Edit: After looking at the commits, we did fix the auto-clean mechanism. So this may be clean trying to read the metadata of many files? If you run moon clean
manually does it error? And if you delete .moon/cache
does the error go away?
- it doesn't happen on all commands, or all tasks, just some tasks. it's not entirely deterministic
- i do get the error when running
moon clean
, consistently - when deleting
.moon/cache
i canmoon check --all
to run for a while but it eventually fails on the error, after which other tasks seem to fail more consistently. seems that this error is more likely to happen the more cache files you have.
running du
in .moon/cache
at this point leads to:
6136 ./hashes
(... states subdirectories ...)
7536 ./states
8416 ./outputs
22104 .
Ok that's helpful, then it definitely seems like the cleaning. Let me rework it a bit so that it doesn't read metadata of these files.

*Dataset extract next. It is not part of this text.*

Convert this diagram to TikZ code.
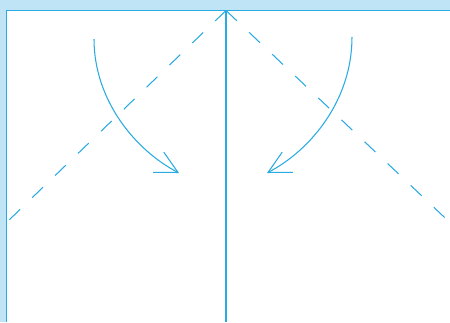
\documentclass[tikz,border=0pt]{standalone}
\usetikzlibrary{arrows.meta}

\definecolor{ciel}{HTML}{29ABE2}
\definecolor{pale}{HTML}{BEE4F6}

\begin{document}
\begin{tikzpicture}[x=0.02cm,y=-0.02cm,
  trait/.style={ciel,line width=0.6pt},
  pointille/.style={trait,dash pattern=on 8.5pt off 9.6pt},
  fleche/.style={trait,-{Straight Barb[length=12.5pt,width=13pt,line width=0.6pt]}}]

\useasboundingbox (0,0) rectangle (450,322);

% Bandes
\fill[pale] (0,0) rectangle (450,10.5);
\fill[pale] (0,0) rectangle (6.5,322);

% Cadre
\draw[ciel,line width=1.1pt] (6.5,322) -- (6.5,10.5) -- (450,10.5);

% Sommet et axe vertical
\coordinate (sommet) at (226,10.5);
\coordinate (bas) at (226,322);
\draw[trait] (sommet) -- (bas);

% Pointilles
\coordinate (gauche) at (6.5,222.5);
\coordinate (droite) at (450,222.6);
\draw[pointille] (sommet) -- (gauche);
\draw[pointille] (sommet) -- (droite);

% Rotation gauche
\coordinate (departG) at (94,39);
\coordinate (pointeG) at (179,173);
\draw[fleche] (departG)
.. controls (94,100) and (135,150)
.. (pointeG);

% Rotation droite
\coordinate (departD) at (352,37);
\coordinate (pointeD) at (267,173);
\draw[fleche] (departD)
.. controls (352,100) and (311,150)
.. (pointeD);

\end{tikzpicture}
\end{document}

This is actually a bit tricky. I may have to remove this functionality, or wrap it in a setting or something.
Are these large cache files by chance? Or just a ton of small ones?
I've made a few changes that will reduce the amount of syscalls, but not 100% this will fix the problem. I'll pull these into a patch and look into a bigger fix for the next release:
Ok I landed those in 1.24, I also added a new setting to control this so you can turn it off if its still an issue.
Are these large cache files by chance? Or just a ton of small ones?
I get this with a du .
of 11960 and fd . | wc -l
of 1050 (on 1.23.4).
Updating to 1.24.1 has fixed the problem. Thanks!